Black people, forced by circumstance to think too much about race, sometimes see racial implications where none exists. Witness the Bill Raspberry-Sur Williams affair.
You know about Cosell. He was broadcasting the season-opening Monday night football game when Redskins receiver Alvin Garrett caught yet another pass. "Look at the little monkey go!," shouted Cosell. Even before the game was over, ABC-TV had gotten so many phone calls from people who read racial offense into the remark that the garrulous Cosell had to deal with the issue right on the air. Unfortunately, he dealt with it by denying he had said what millions of football fans clearly heard him say.
Now let me tell you about that Raspberry fellow. He wrote a column in which he praised the heroism of 11- year-old Sur Williams of St. Louis, who biked off to fetch the police to rescue a 14-year-old girl from a sexual assault.
The column included a report on an outpouring of plaudits and cash for the young hero. It also included this paragraph:
"And yet the question nags: is race at least a partial explanation for this outpouring? Sur Williams and the two teen-agers charged with rape and sodomy in the case are black. The girl is white. Would the reaction have been the same if everybody involved were black? All white?
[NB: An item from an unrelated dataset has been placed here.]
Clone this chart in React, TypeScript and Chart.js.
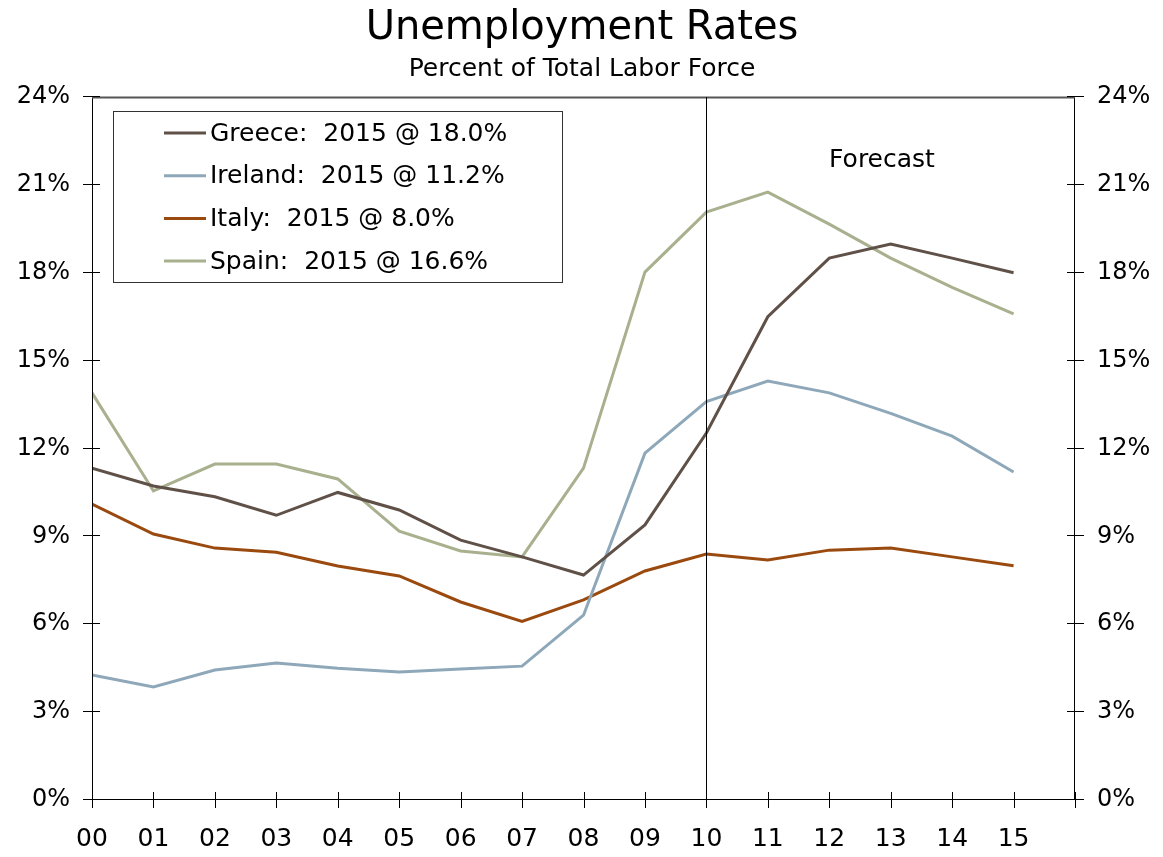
import React, { useEffect, useRef } from "react";
import { Chart, registerables } from "chart.js";

Chart.register(...registerables);

const years = ["00","01","02","03","04","05","06","07","08","09","10","11","12","13","14","15"];
const greece = [11.33,10.72,10.35,9.72,10.5,9.9,8.87,8.3,7.68,9.39,12.53,16.5,18.5,18.98,18.5,18.0];
const ireland = [4.27,3.86,4.44,4.68,4.5,4.37,4.47,4.57,6.31,11.84,13.6,14.3,13.9,13.2,12.42,11.2];
const italy = [10.1,9.08,8.6,8.46,7.99,7.65,6.76,6.1,6.83,7.82,8.4,8.19,8.53,8.6,8.3,8.0];
const spain = [13.9,10.55,11.47,11.47,10.96,9.18,8.5,8.3,11.33,18.02,20.07,20.75,19.66,18.5,17.5,16.6];
const seriesNames = ["Greece:  2015 @ 18.0%","Ireland:  2015 @ 11.2%","Italy:  2015 @ 8.0%","Spain:  2015 @ 16.6%"];
const seriesColors = ["#5F5147","#8EA8BA","#9A4A0F","#A8B08E"];
const yTicks = [0,3,6,9,12,15,18,21,24];
const forecastStart = 10;

const FONT = "'DejaVu Sans', Verdana, sans-serif";

const overlay = {
  id: "overlay",
  afterDraw(chart: any) {
    const ctx = chart.ctx;
    const xs = chart.scales.x;
    const ys = chart.scales.y;
    const { left, right, top, bottom } = chart.chartArea;
    ctx.save();
    // title
    ctx.fillStyle = "#000";
    ctx.textAlign = "center";
    ctx.textBaseline = "alphabetic";
    ctx.font = "40px " + FONT;
    ctx.fillText("Unemployment Rates", 582, 39);
    ctx.font = "25px " + FONT;
    ctx.fillText("Percent of Total Labor Force", 582, 76);
    // frame
    ctx.strokeStyle = "#000";
    ctx.lineWidth = 1;
    ctx.beginPath();
    ctx.moveTo(left + 0.5, top); ctx.lineTo(left + 0.5, bottom);
    ctx.moveTo(right - 0.5, top); ctx.lineTo(right - 0.5, bottom);
    ctx.moveTo(left, bottom - 0.5); ctx.lineTo(right, bottom - 0.5);
    ctx.stroke();
    ctx.strokeStyle = "#555";
    ctx.lineWidth = 2;
    ctx.beginPath();
    ctx.moveTo(left, top + 0.5); ctx.lineTo(right, top + 0.5);
    ctx.stroke();
    // ticks
    ctx.strokeStyle = "#000";
    ctx.lineWidth = 1;
    ctx.beginPath();
    yTicks.forEach((v) => {
      const y = Math.round(ys.getPixelForValue(v)) - 0.5;
      ctx.moveTo(left - 9, y); ctx.lineTo(left + 8, y);
      ctx.moveTo(right - 8, y); ctx.lineTo(right + 9, y);
    });
    for (let i = 0; i <= years.length; i++) {
      const x = Math.round(xs.getPixelForValue(i)) + 0.5;
      ctx.moveTo(x, bottom - 8); ctx.lineTo(x, bottom + 8);
    }
    // forecast line
    const fx = Math.round(xs.getPixelForValue(forecastStart)) + 0.5;
    ctx.moveTo(fx, top); ctx.lineTo(fx, bottom);
    ctx.stroke();
    ctx.font = "25px " + FONT;
    ctx.textAlign = "center";
    ctx.textBaseline = "middle";
    ctx.fillText("Forecast", 882, 160);
    // legend
    ctx.fillStyle = "#fff";
    ctx.fillRect(113, 111, 449, 171);
    ctx.strokeStyle = "#333";
    ctx.lineWidth = 1;
    ctx.strokeRect(113.5, 111.5, 449, 171);
    seriesNames.forEach((name, i) => {
      const y = 133 + i * 42.7;
      ctx.strokeStyle = seriesColors[i];
      ctx.lineWidth = 3;
      ctx.beginPath();
      ctx.moveTo(164, y); ctx.lineTo(206, y);
      ctx.stroke();
      ctx.fillStyle = "#000";
      ctx.textAlign = "left";
      ctx.textBaseline = "middle";
      ctx.font = "25px " + FONT;
      ctx.fillText(name, 210, y + 1);
    });
    ctx.restore();
  },
};

export default function App() {
  const ref = useRef<HTMLCanvasElement>(null);
  useEffect(() => {
    if (!ref.current) return;
    const all = [greece, ireland, italy, spain];
    const chart = new Chart(ref.current, {
      type: "line",
      data: {
        datasets: all.map((arr, i) => ({
          label: seriesNames[i],
          data: arr.map((v, j) => ({ x: j, y: v })),
          borderColor: seriesColors[i],
          backgroundColor: seriesColors[i],
          borderWidth: 3,
          pointRadius: 0,
          tension: 0,
        })),
      },
      plugins: [overlay],
      options: {
        animation: false,
        responsive: false,
        maintainAspectRatio: false,
        layout: { padding: { top: 97, left: 0, right: 0, bottom: 0 } },
        plugins: { legend: { display: false }, title: { display: false }, tooltip: { enabled: false } },
        scales: {
          x: {
            type: "linear",
            min: 0,
            max: 16,
            afterFit: (s: any) => { s.height = 57; },
            grid: { display: false },
            border: { display: false },
            ticks: {
              stepSize: 1,
              autoSkip: false,
              maxRotation: 0,
              padding: 16,
              color: "#000",
              font: { family: FONT, size: 25 },
              callback: (v: any) => years[v as number] ?? "",
            },
          },
          y: {
            position: "left",
            min: 0,
            max: 24,
            afterFit: (s: any) => { s.width = 92; },
            grid: { display: false },
            border: { display: false },
            ticks: {
              stepSize: 3,
              padding: 14,
              color: "#000",
              font: { family: FONT, size: 24 },
              callback: (v: any) => v + "%",
            },
          },
          y2: {
            position: "right",
            min: 0,
            max: 24,
            afterFit: (s: any) => { s.width = 88; },
            grid: { display: false },
            border: { display: false },
            ticks: {
              stepSize: 3,
              padding: 14,
              color: "#000",
              font: { family: FONT, size: 24 },
              callback: (v: any) => v + "%",
            },
          },
        },
      },
    });
    return () => chart.destroy();
  }, []);
  return (
    <div style={{ position: "absolute", left: 0, top: 0, width: 1163, height: 857 }}>
      <canvas ref={ref} width={1163} height={857} style={{ width: 1163, height: 857, display: "block" }} />
    </div>
  );
}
If the races of those involved were reversed?"
I've just returned from vacation to find a spate of indignant letters demanding to know just what the hell I was talking about. "I wouldn't have known (the race of those involved in the incident) except for your column," said a Pennsylvania woman, who said she was proud of young Sur Williams for reasons that had nothing to do with race.
A Florida reader complained that my cynical questions "took away the beauty of Sur's heroic deed." "How many in the country knew that they were two black teen-agers raping a white girl?" she wondered. "My papers made no mention of it, or if they did I didn't notice. Give us credit for (just) wanting to do something to help a fine young man."
A Washington, D.C., man charged me with "a hypersensitivity to alleged racism which many black authors exhibit. . . . Ever since I saw Sur on television and heard his story, I planned to do something for him. I did not plan to send it through you, but I am doing so as a means of getting your attention." His attention-getter was a $1,000 check for Sur Williams.
I thought, at the time of the original column, that the questions were fair. I am delighted to learn that they weren't. I am chagrined, of course, but I am also enormously encouraged to note that, judging from the outraged letters that were waiting for me, my racial sensitivities were overblown.
Cosell's chagrin is (or ought to be) of the opposite sort: he was too insensitive. He should have known that his remarks might offend people whose alleged simian characteristics have been the subject of racist jokes for ages -- even though he said later in a radio broadcast that he often uses the term "little monkey" with reference to his own grandchildren. Still, I am convinced, based on his longstanding record, that he meant no racial offense. I know I didn't. Nonetheless, we both offended.
The least we can do now is admit we goofed and say we're sorry. I goofed, and I'm sorry. How about you, Howard?